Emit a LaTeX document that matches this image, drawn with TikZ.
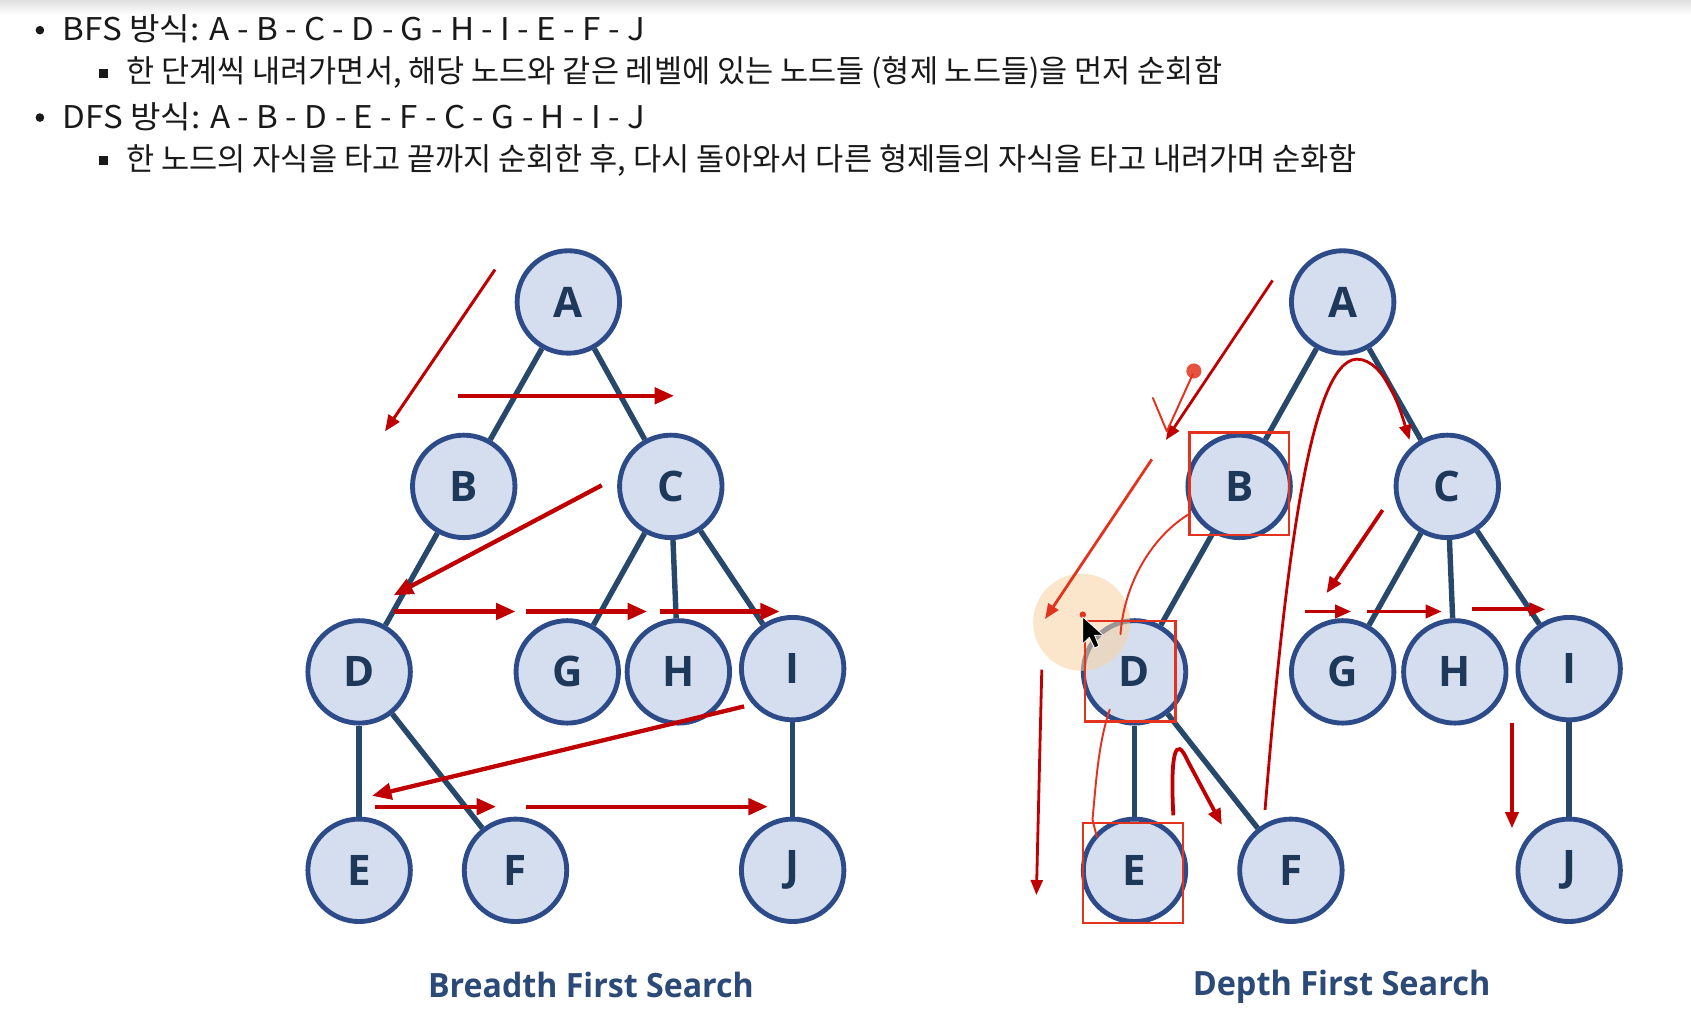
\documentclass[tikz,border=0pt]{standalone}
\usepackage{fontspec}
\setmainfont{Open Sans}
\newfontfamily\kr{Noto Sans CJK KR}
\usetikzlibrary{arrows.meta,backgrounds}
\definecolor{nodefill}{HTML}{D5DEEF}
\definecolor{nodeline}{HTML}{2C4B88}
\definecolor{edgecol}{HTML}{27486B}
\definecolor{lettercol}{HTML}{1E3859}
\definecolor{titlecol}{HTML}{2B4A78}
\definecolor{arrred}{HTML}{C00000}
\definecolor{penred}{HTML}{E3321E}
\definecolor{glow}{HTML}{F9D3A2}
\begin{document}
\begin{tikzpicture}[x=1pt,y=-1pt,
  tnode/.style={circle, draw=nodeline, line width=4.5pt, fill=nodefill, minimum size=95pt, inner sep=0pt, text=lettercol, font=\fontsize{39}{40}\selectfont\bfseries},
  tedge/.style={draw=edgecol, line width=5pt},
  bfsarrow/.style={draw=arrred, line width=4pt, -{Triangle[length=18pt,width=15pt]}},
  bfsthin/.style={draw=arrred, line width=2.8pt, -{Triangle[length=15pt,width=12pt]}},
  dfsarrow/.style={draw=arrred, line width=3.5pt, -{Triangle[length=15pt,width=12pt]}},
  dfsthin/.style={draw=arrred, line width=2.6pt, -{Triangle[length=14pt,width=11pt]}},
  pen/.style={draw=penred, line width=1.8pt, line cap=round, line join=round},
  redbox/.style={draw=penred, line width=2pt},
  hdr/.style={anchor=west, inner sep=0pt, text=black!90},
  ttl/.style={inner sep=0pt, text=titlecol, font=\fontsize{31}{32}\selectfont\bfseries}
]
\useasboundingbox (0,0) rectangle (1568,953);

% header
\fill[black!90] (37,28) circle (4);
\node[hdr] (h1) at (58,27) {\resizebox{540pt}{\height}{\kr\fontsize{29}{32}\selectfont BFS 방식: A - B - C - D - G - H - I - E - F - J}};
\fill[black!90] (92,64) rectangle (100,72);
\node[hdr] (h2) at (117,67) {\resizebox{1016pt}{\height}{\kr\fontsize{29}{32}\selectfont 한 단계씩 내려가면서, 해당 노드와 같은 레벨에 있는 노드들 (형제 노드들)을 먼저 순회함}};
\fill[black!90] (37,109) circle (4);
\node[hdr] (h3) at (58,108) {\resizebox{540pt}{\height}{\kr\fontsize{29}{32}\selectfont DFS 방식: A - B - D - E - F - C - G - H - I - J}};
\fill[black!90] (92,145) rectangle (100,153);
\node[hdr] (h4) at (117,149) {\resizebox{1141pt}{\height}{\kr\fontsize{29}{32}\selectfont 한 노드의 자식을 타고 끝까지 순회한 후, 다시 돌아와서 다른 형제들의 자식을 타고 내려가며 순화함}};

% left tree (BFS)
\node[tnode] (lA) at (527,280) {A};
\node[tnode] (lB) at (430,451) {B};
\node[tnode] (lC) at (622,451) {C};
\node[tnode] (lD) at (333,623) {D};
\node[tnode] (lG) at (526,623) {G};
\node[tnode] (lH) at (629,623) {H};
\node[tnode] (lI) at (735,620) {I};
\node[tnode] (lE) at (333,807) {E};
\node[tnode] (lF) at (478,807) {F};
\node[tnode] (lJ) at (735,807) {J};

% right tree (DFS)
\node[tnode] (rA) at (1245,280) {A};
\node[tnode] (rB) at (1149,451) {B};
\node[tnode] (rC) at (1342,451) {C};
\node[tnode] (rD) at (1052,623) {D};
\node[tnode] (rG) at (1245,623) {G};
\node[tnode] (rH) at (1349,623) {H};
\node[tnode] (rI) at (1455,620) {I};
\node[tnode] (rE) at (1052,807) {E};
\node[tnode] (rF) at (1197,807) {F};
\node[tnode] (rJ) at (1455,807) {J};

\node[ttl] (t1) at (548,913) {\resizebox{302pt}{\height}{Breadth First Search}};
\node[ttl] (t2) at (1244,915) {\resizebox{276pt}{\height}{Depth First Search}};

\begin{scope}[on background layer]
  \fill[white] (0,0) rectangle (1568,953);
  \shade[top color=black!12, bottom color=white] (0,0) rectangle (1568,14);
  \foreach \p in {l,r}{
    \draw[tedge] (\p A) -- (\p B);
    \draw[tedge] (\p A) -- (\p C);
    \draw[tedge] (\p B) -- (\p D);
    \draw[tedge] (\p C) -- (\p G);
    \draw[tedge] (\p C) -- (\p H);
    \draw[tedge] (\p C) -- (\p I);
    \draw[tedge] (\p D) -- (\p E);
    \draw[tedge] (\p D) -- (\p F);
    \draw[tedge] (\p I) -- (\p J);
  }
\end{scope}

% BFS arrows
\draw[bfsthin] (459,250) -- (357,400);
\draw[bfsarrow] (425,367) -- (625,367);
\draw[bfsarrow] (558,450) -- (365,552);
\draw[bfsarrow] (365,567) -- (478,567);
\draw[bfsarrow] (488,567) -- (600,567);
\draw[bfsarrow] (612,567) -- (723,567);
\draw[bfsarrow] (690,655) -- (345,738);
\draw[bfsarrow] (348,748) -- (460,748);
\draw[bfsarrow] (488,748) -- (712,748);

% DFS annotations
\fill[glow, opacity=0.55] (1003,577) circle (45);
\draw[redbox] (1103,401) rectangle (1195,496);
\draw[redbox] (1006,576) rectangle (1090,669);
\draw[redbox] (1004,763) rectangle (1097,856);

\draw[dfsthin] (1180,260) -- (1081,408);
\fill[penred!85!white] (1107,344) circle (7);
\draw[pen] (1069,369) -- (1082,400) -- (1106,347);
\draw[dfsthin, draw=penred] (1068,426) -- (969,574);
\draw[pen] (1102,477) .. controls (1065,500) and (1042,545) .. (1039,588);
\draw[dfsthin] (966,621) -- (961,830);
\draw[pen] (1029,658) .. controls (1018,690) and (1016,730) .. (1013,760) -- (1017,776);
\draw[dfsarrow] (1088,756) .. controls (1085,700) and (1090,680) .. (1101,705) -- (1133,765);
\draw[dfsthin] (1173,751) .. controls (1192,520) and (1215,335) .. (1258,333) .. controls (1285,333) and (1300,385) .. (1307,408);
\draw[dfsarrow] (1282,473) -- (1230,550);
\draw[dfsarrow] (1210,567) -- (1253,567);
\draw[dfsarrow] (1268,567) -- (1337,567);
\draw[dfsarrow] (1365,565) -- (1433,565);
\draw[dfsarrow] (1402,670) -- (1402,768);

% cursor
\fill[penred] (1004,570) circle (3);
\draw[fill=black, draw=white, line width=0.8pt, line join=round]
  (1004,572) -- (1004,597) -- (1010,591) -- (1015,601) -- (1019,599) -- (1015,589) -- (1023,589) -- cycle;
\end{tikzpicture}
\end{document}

◆ ◆ ◆ ◆ ◆ ◆ ◆

> **Problem to work on**
Exactly restate the lines from the beginning of the data through the line with "(h4) at (117,149)", and no others, keeping pictures out.

> **Expected answer**
Emit a LaTeX document that matches this image, drawn with TikZ.
\documentclass[tikz,border=0pt]{standalone}
\usepackage{fontspec}
\setmainfont{Open Sans}
\newfontfamily\kr{Noto Sans CJK KR}
\usetikzlibrary{arrows.meta,backgrounds}
\definecolor{nodefill}{HTML}{D5DEEF}
\definecolor{nodeline}{HTML}{2C4B88}
\definecolor{edgecol}{HTML}{27486B}
\definecolor{lettercol}{HTML}{1E3859}
\definecolor{titlecol}{HTML}{2B4A78}
\definecolor{arrred}{HTML}{C00000}
\definecolor{penred}{HTML}{E3321E}
\definecolor{glow}{HTML}{F9D3A2}
\begin{document}
\begin{tikzpicture}[x=1pt,y=-1pt,
  tnode/.style={circle, draw=nodeline, line width=4.5pt, fill=nodefill, minimum size=95pt, inner sep=0pt, text=lettercol, font=\fontsize{39}{40}\selectfont\bfseries},
  tedge/.style={draw=edgecol, line width=5pt},
  bfsarrow/.style={draw=arrred, line width=4pt, -{Triangle[length=18pt,width=15pt]}},
  bfsthin/.style={draw=arrred, line width=2.8pt, -{Triangle[length=15pt,width=12pt]}},
  dfsarrow/.style={draw=arrred, line width=3.5pt, -{Triangle[length=15pt,width=12pt]}},
  dfsthin/.style={draw=arrred, line width=2.6pt, -{Triangle[length=14pt,width=11pt]}},
  pen/.style={draw=penred, line width=1.8pt, line cap=round, line join=round},
  redbox/.style={draw=penred, line width=2pt},
  hdr/.style={anchor=west, inner sep=0pt, text=black!90},
  ttl/.style={inner sep=0pt, text=titlecol, font=\fontsize{31}{32}\selectfont\bfseries}
]
\useasboundingbox (0,0) rectangle (1568,953);

% header
\fill[black!90] (37,28) circle (4);
\node[hdr] (h1) at (58,27) {\resizebox{540pt}{\height}{\kr\fontsize{29}{32}\selectfont BFS 방식: A - B - C - D - G - H - I - E - F - J}};
\fill[black!90] (92,64) rectangle (100,72);
\node[hdr] (h2) at (117,67) {\resizebox{1016pt}{\height}{\kr\fontsize{29}{32}\selectfont 한 단계씩 내려가면서, 해당 노드와 같은 레벨에 있는 노드들 (형제 노드들)을 먼저 순회함}};
\fill[black!90] (37,109) circle (4);
\node[hdr] (h3) at (58,108) {\resizebox{540pt}{\height}{\kr\fontsize{29}{32}\selectfont DFS 방식: A - B - D - E - F - C - G - H - I - J}};
\fill[black!90] (92,145) rectangle (100,153);
\node[hdr] (h4) at (117,149) {\resizebox{1141pt}{\height}{\kr\fontsize{29}{32}\selectfont 한 노드의 자식을 타고 끝까지 순회한 후, 다시 돌아와서 다른 형제들의 자식을 타고 내려가며 순화함}};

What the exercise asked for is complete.